### [The task]
Quote the whole listing word for word. Do not include the pictures.

### [Supplied information]
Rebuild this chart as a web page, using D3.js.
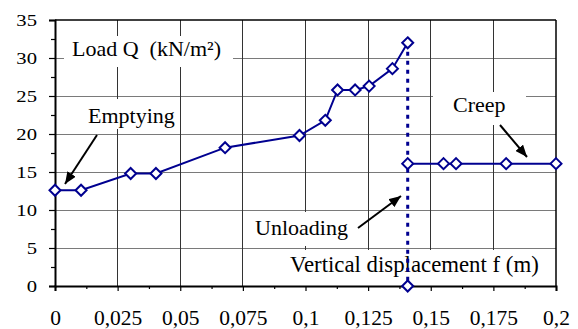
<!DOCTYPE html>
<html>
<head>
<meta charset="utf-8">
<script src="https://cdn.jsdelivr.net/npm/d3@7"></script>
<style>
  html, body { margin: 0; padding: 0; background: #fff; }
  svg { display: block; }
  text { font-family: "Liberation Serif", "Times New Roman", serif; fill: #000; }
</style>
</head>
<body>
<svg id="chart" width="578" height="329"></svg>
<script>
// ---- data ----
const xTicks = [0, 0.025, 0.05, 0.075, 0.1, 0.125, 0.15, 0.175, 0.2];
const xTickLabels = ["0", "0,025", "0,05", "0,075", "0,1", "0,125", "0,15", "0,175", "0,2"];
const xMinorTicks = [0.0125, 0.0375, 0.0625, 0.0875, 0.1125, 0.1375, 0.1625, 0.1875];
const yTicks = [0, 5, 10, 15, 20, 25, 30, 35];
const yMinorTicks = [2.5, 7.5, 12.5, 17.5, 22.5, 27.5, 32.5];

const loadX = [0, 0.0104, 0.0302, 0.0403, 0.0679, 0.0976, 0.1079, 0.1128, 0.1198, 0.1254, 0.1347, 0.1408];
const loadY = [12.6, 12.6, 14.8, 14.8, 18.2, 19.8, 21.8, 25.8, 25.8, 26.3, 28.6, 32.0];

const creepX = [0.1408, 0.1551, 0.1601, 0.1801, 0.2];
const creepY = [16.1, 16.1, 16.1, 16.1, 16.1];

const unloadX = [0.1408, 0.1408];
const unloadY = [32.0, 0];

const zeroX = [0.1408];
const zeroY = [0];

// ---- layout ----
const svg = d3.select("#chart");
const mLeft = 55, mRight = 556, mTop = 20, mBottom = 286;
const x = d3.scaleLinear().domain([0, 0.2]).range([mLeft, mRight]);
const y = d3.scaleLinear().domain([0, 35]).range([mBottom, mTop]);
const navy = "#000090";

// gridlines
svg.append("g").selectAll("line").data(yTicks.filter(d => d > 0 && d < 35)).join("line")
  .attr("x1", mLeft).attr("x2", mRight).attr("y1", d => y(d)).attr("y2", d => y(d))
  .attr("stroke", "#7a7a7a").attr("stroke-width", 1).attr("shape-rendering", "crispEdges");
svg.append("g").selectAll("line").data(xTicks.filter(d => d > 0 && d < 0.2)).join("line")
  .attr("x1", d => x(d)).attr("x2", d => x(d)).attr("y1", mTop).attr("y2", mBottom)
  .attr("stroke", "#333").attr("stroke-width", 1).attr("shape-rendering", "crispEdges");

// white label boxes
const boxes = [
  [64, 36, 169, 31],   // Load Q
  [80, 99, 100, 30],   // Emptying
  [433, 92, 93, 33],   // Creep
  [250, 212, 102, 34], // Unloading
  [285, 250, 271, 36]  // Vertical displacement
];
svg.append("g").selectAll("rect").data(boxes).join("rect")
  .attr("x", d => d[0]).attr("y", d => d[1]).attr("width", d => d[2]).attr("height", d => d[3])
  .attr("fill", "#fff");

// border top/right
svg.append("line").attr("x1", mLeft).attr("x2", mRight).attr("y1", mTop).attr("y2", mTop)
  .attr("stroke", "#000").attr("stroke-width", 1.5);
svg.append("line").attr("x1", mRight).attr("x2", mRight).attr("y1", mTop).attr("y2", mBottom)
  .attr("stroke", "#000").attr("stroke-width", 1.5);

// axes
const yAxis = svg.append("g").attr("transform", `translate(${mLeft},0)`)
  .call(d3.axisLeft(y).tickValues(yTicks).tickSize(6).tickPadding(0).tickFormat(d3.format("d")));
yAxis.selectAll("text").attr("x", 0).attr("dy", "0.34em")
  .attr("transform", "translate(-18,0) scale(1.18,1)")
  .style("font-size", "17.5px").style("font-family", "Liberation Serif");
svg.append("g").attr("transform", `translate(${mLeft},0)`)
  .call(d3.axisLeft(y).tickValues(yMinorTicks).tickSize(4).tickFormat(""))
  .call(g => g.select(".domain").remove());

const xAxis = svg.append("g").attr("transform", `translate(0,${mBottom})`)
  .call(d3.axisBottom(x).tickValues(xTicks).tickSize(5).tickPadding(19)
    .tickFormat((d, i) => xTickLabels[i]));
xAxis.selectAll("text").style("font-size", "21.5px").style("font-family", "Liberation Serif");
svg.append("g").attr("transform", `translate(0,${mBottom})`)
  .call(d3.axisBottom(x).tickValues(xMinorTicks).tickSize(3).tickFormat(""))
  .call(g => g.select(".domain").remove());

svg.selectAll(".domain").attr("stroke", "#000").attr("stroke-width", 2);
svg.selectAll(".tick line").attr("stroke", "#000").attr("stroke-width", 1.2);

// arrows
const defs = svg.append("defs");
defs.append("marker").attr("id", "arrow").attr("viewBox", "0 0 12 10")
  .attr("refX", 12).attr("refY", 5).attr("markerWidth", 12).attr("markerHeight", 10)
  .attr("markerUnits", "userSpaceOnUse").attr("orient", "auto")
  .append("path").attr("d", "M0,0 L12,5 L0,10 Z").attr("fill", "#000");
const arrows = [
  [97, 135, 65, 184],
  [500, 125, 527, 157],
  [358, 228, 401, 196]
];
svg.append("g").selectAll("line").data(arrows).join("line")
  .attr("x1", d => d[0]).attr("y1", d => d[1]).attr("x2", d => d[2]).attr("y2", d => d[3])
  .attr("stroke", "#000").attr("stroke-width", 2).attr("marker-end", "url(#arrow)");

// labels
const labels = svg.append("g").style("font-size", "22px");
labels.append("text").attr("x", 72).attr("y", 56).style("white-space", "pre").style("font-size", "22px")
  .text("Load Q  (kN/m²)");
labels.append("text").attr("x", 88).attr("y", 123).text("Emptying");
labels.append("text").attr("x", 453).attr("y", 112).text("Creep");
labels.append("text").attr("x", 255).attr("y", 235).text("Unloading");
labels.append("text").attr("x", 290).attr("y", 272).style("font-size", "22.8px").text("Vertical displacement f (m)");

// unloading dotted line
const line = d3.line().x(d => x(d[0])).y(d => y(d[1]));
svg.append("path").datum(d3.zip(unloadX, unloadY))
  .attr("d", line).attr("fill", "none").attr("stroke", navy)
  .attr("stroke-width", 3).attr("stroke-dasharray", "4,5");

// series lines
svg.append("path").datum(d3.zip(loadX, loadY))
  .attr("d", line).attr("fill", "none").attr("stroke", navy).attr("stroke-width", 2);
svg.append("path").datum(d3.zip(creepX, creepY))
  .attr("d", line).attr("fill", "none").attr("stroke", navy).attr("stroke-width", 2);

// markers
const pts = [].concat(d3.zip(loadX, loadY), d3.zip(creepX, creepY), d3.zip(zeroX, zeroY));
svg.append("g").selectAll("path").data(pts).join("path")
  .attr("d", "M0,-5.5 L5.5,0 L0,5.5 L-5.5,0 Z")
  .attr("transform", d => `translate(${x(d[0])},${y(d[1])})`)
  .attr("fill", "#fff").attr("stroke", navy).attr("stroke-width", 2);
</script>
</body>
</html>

### [Task result]
Rebuild this chart as a web page, using D3.js.
<!DOCTYPE html>
<html>
<head>
<meta charset="utf-8">
<script src="https://cdn.jsdelivr.net/npm/d3@7"></script>
<style>
  html, body { margin: 0; padding: 0; background: #fff; }
  svg { display: block; }
  text { font-family: "Liberation Serif", "Times New Roman", serif; fill: #000; }
</style>
</head>
<body>
<svg id="chart" width="578" height="329"></svg>
<script>
// ---- data ----
const xTicks = [0, 0.025, 0.05, 0.075, 0.1, 0.125, 0.15, 0.175, 0.2];
const xTickLabels = ["0", "0,025", "0,05", "0,075", "0,1", "0,125", "0,15", "0,175", "0,2"];
const xMinorTicks = [0.0125, 0.0375, 0.0625, 0.0875, 0.1125, 0.1375, 0.1625, 0.1875];
const yTicks = [0, 5, 10, 15, 20, 25, 30, 35];
const yMinorTicks = [2.5, 7.5, 12.5, 17.5, 22.5, 27.5, 32.5];

const loadX = [0, 0.0104, 0.0302, 0.0403, 0.0679, 0.0976, 0.1079, 0.1128, 0.1198, 0.1254, 0.1347, 0.1408];
const loadY = [12.6, 12.6, 14.8, 14.8, 18.2, 19.8, 21.8, 25.8, 25.8, 26.3, 28.6, 32.0];

const creepX = [0.1408, 0.1551, 0.1601, 0.1801, 0.2];
const creepY = [16.1, 16.1, 16.1, 16.1, 16.1];

const unloadX = [0.1408, 0.1408];
const unloadY = [32.0, 0];

const zeroX = [0.1408];
const zeroY = [0];

// ---- layout ----
const svg = d3.select("#chart");
const mLeft = 55, mRight = 556, mTop = 20, mBottom = 286;
const x = d3.scaleLinear().domain([0, 0.2]).range([mLeft, mRight]);
const y = d3.scaleLinear().domain([0, 35]).range([mBottom, mTop]);
const navy = "#000090";

// gridlines
svg.append("g").selectAll("line").data(yTicks.filter(d => d > 0 && d < 35)).join("line")
  .attr("x1", mLeft).attr("x2", mRight).attr("y1", d => y(d)).attr("y2", d => y(d))
  .attr("stroke", "#7a7a7a").attr("stroke-width", 1).attr("shape-rendering", "crispEdges");
svg.append("g").selectAll("line").data(xTicks.filter(d => d > 0 && d < 0.2)).join("line")
  .attr("x1", d => x(d)).attr("x2", d => x(d)).attr("y1", mTop).attr("y2", mBottom)
  .attr("stroke", "#333").attr("stroke-width", 1).attr("shape-rendering", "crispEdges");

// white label boxes
const boxes = [
  [64, 36, 169, 31],   // Load Q
  [80, 99, 100, 30],   // Emptying
  [433, 92, 93, 33],   // Creep
  [250, 212, 102, 34], // Unloading
  [285, 250, 271, 36]  // Vertical displacement
];
svg.append("g").selectAll("rect").data(boxes).join("rect")
  .attr("x", d => d[0]).attr("y", d => d[1]).attr("width", d => d[2]).attr("height", d => d[3])
  .attr("fill", "#fff");

// border top/right
svg.append("line").attr("x1", mLeft).attr("x2", mRight).attr("y1", mTop).attr("y2", mTop)
  .attr("stroke", "#000").attr("stroke-width", 1.5);
svg.append("line").attr("x1", mRight).attr("x2", mRight).attr("y1", mTop).attr("y2", mBottom)
  .attr("stroke", "#000").attr("stroke-width", 1.5);

// axes
const yAxis = svg.append("g").attr("transform", `translate(${mLeft},0)`)
  .call(d3.axisLeft(y).tickValues(yTicks).tickSize(6).tickPadding(0).tickFormat(d3.format("d")));
yAxis.selectAll("text").attr("x", 0).attr("dy", "0.34em")
  .attr("transform", "translate(-18,0) scale(1.18,1)")
  .style("font-size", "17.5px").style("font-family", "Liberation Serif");
svg.append("g").attr("transform", `translate(${mLeft},0)`)
  .call(d3.axisLeft(y).tickValues(yMinorTicks).tickSize(4).tickFormat(""))
  .call(g => g.select(".domain").remove());

const xAxis = svg.append("g").attr("transform", `translate(0,${mBottom})`)
  .call(d3.axisBottom(x).tickValues(xTicks).tickSize(5).tickPadding(19)
    .tickFormat((d, i) => xTickLabels[i]));
xAxis.selectAll("text").style("font-size", "21.5px").style("font-family", "Liberation Serif");
svg.append("g").attr("transform", `translate(0,${mBottom})`)
  .call(d3.axisBottom(x).tickValues(xMinorTicks).tickSize(3).tickFormat(""))
  .call(g => g.select(".domain").remove());

svg.selectAll(".domain").attr("stroke", "#000").attr("stroke-width", 2);
svg.selectAll(".tick line").attr("stroke", "#000").attr("stroke-width", 1.2);

// arrows
const defs = svg.append("defs");
defs.append("marker").attr("id", "arrow").attr("viewBox", "0 0 12 10")
  .attr("refX", 12).attr("refY", 5).attr("markerWidth", 12).attr("markerHeight", 10)
  .attr("markerUnits", "userSpaceOnUse").attr("orient", "auto")
  .append("path").attr("d", "M0,0 L12,5 L0,10 Z").attr("fill", "#000");
const arrows = [
  [97, 135, 65, 184],
  [500, 125, 527, 157],
  [358, 228, 401, 196]
];
svg.append("g").selectAll("line").data(arrows).join("line")
  .attr("x1", d => d[0]).attr("y1", d => d[1]).attr("x2", d => d[2]).attr("y2", d => d[3])
  .attr("stroke", "#000").attr("stroke-width", 2).attr("marker-end", "url(#arrow)");

// labels
const labels = svg.append("g").style("font-size", "22px");
labels.append("text").attr("x", 72).attr("y", 56).style("white-space", "pre").style("font-size", "22px")
  .text("Load Q  (kN/m²)");
labels.append("text").attr("x", 88).attr("y", 123).text("Emptying");
labels.append("text").attr("x", 453).attr("y", 112).text("Creep");
labels.append("text").attr("x", 255).attr("y", 235).text("Unloading");
labels.append("text").attr("x", 290).attr("y", 272).style("font-size", "22.8px").text("Vertical displacement f (m)");

// unloading dotted line
const line = d3.line().x(d => x(d[0])).y(d => y(d[1]));
svg.append("path").datum(d3.zip(unloadX, unloadY))
  .attr("d", line).attr("fill", "none").attr("stroke", navy)
  .attr("stroke-width", 3).attr("stroke-dasharray", "4,5");

// series lines
svg.append("path").datum(d3.zip(loadX, loadY))
  .attr("d", line).attr("fill", "none").attr("stroke", navy).attr("stroke-width", 2);
svg.append("path").datum(d3.zip(creepX, creepY))
  .attr("d", line).attr("fill", "none").attr("stroke", navy).attr("stroke-width", 2);

// markers
const pts = [].concat(d3.zip(loadX, loadY), d3.zip(creepX, creepY), d3.zip(zeroX, zeroY));
svg.append("g").selectAll("path").data(pts).join("path")
  .attr("d", "M0,-5.5 L5.5,0 L0,5.5 L-5.5,0 Z")
  .attr("transform", d => `translate(${x(d[0])},${y(d[1])})`)
  .attr("fill", "#fff").attr("stroke", navy).attr("stroke-width", 2);
</script>
</body>
</html>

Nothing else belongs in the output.